------ THE RECORDS ------

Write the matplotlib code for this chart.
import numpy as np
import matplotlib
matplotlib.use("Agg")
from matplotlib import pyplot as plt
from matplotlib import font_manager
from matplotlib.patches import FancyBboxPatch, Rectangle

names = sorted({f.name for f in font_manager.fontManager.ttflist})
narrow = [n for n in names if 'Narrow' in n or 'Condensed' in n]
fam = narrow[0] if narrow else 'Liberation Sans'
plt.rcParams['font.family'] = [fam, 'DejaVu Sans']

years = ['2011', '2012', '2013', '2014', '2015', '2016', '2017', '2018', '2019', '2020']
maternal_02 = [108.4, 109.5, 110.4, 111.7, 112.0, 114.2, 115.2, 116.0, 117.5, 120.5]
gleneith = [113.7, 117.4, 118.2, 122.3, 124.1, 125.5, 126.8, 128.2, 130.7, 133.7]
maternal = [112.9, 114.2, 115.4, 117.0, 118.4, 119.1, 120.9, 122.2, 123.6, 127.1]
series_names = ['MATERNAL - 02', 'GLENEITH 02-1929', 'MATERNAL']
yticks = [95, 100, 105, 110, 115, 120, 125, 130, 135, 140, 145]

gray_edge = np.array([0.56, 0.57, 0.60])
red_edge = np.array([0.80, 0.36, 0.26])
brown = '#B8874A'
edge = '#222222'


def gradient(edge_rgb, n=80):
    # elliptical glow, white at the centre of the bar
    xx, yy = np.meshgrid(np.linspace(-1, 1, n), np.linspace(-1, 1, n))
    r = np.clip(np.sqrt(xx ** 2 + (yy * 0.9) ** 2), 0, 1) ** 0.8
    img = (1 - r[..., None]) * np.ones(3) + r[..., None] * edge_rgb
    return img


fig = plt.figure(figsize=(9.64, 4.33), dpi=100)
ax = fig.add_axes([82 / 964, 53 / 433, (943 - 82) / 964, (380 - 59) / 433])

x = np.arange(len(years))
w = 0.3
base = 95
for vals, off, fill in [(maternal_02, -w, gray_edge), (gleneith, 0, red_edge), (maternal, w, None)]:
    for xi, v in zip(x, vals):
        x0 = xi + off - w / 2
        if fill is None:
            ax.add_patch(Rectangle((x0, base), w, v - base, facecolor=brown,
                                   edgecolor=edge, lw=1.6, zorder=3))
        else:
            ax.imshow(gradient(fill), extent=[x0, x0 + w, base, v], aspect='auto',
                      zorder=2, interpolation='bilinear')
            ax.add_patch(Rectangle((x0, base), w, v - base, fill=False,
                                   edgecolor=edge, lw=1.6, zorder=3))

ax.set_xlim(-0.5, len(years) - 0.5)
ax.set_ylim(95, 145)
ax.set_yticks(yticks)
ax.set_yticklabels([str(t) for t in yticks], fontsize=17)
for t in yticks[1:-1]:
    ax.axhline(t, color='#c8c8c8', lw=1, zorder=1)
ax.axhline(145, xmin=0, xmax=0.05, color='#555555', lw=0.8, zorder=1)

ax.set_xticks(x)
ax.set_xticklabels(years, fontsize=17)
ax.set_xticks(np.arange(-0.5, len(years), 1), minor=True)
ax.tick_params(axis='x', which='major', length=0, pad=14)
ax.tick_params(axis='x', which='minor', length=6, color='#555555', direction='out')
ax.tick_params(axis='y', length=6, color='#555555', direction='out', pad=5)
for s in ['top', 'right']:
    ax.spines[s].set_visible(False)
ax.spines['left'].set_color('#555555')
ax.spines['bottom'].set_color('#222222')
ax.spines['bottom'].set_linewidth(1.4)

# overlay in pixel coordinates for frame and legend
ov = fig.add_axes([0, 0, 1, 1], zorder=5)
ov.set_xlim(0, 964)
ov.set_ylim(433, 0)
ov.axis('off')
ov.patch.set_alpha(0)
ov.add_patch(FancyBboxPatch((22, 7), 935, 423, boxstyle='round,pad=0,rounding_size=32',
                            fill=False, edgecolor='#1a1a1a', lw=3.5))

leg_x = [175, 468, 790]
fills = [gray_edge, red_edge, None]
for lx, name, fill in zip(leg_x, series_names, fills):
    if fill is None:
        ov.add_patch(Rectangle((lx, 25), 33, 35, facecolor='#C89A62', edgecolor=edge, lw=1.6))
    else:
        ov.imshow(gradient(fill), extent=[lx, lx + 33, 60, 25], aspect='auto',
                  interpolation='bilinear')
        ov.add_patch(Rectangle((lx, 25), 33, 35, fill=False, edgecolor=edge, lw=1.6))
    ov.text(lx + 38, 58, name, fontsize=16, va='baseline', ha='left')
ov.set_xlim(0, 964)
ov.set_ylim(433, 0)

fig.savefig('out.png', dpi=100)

------
------ THE RECORDS ------

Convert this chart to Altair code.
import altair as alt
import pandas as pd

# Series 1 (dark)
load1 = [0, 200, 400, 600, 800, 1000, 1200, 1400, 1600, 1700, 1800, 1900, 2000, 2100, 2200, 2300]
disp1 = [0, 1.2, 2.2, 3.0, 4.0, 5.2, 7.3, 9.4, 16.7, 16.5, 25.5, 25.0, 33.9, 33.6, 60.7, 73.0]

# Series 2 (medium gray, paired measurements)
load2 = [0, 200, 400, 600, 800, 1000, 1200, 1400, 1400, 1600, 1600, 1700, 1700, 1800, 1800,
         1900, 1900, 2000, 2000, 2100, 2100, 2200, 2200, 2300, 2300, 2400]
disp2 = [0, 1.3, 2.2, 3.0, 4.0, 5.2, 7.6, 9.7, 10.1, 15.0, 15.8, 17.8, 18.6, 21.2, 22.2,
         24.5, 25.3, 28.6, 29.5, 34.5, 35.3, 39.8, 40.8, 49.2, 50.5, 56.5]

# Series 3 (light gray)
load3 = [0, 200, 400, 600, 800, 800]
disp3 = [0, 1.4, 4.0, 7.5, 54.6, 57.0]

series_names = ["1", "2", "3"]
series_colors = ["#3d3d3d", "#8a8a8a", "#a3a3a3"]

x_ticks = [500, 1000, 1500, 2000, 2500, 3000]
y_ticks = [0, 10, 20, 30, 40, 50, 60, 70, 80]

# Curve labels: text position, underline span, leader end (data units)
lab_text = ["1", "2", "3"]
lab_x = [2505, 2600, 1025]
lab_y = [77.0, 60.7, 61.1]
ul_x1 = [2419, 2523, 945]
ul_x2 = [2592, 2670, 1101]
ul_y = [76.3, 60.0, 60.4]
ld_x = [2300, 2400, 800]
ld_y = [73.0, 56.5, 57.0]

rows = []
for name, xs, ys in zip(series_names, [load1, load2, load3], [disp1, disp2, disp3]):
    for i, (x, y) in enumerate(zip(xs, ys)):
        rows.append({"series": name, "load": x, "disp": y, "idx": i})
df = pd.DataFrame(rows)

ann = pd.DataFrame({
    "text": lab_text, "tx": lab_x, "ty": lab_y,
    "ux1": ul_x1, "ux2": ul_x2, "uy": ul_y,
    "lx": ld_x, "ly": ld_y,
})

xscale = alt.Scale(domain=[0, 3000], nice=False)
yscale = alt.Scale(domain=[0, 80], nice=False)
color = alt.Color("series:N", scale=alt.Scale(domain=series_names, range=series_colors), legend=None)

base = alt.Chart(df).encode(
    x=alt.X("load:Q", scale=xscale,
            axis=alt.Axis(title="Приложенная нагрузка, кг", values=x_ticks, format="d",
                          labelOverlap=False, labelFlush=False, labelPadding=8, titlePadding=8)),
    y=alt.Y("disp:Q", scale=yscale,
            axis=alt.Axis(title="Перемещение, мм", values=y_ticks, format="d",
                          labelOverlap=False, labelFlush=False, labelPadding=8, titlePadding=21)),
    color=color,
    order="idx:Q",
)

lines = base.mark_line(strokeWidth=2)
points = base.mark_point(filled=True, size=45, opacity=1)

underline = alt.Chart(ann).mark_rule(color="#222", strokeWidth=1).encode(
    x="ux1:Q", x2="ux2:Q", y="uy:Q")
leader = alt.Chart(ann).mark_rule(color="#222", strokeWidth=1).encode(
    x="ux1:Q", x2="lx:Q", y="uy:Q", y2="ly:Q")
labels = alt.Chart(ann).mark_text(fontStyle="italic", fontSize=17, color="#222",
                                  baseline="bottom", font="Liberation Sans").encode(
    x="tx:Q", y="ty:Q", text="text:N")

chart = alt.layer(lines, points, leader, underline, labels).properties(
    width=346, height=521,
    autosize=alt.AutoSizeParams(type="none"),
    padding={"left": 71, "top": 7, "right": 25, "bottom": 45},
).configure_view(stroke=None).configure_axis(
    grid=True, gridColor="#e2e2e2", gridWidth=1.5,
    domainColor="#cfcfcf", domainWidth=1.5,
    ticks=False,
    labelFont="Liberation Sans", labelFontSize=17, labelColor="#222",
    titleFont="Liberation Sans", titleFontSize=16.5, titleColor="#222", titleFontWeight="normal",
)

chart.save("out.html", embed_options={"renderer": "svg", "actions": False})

------
------ THE RECORDS ------

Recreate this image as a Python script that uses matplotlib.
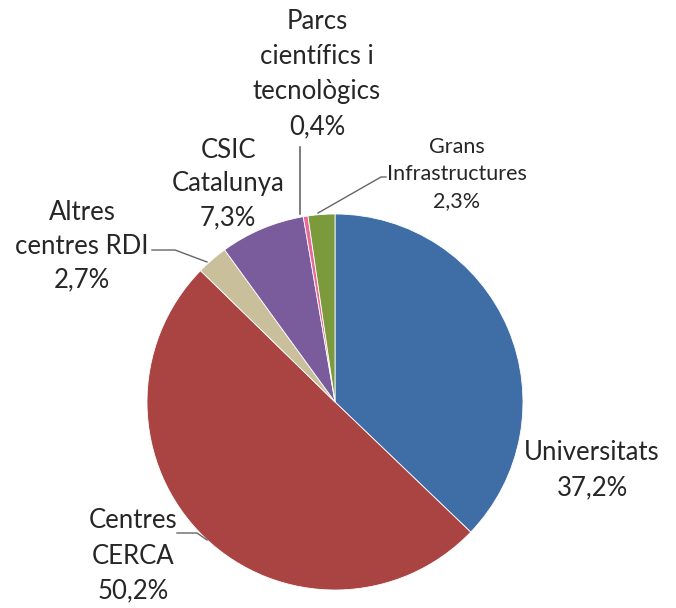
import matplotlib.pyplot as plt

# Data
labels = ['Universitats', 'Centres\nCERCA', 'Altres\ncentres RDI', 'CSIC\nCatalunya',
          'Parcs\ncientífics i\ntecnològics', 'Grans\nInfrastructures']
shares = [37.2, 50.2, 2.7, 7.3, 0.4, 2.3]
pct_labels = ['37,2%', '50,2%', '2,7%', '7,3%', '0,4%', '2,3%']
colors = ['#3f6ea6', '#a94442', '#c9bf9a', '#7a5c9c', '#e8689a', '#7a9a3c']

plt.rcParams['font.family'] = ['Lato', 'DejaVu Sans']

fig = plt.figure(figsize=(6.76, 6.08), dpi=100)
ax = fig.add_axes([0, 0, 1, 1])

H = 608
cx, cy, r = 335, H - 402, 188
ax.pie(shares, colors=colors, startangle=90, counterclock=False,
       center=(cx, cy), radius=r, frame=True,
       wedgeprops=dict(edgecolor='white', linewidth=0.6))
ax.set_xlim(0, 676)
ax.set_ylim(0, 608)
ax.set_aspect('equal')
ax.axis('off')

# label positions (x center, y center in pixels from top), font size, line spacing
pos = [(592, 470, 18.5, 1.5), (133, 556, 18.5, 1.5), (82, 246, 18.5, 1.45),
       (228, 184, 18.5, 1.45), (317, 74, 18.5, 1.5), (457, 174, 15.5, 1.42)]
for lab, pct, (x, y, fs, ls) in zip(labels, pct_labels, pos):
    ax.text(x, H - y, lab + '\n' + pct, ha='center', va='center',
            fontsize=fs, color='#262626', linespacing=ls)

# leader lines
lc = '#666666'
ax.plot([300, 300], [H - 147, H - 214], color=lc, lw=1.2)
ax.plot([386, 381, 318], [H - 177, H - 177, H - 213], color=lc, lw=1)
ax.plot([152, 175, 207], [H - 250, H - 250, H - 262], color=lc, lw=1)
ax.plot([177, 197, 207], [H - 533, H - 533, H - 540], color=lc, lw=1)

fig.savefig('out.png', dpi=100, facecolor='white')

------

- WHAT THIS TASK INVOLVES
Transcribe, exactly as written, the lines starting at the one with "Recreate this image" and ending at the one with "ax = fig.add_axes([0, 0, 1, 1])", and nothing more. Pictures are not part of the copy.

- EXERCISE ANSWER
Recreate this image as a Python script that uses matplotlib.
import matplotlib.pyplot as plt

# Data
labels = ['Universitats', 'Centres\nCERCA', 'Altres\ncentres RDI', 'CSIC\nCatalunya',
          'Parcs\ncientífics i\ntecnològics', 'Grans\nInfrastructures']
shares = [37.2, 50.2, 2.7, 7.3, 0.4, 2.3]
pct_labels = ['37,2%', '50,2%', '2,7%', '7,3%', '0,4%', '2,3%']
colors = ['#3f6ea6', '#a94442', '#c9bf9a', '#7a5c9c', '#e8689a', '#7a9a3c']

plt.rcParams['font.family'] = ['Lato', 'DejaVu Sans']

fig = plt.figure(figsize=(6.76, 6.08), dpi=100)
ax = fig.add_axes([0, 0, 1, 1])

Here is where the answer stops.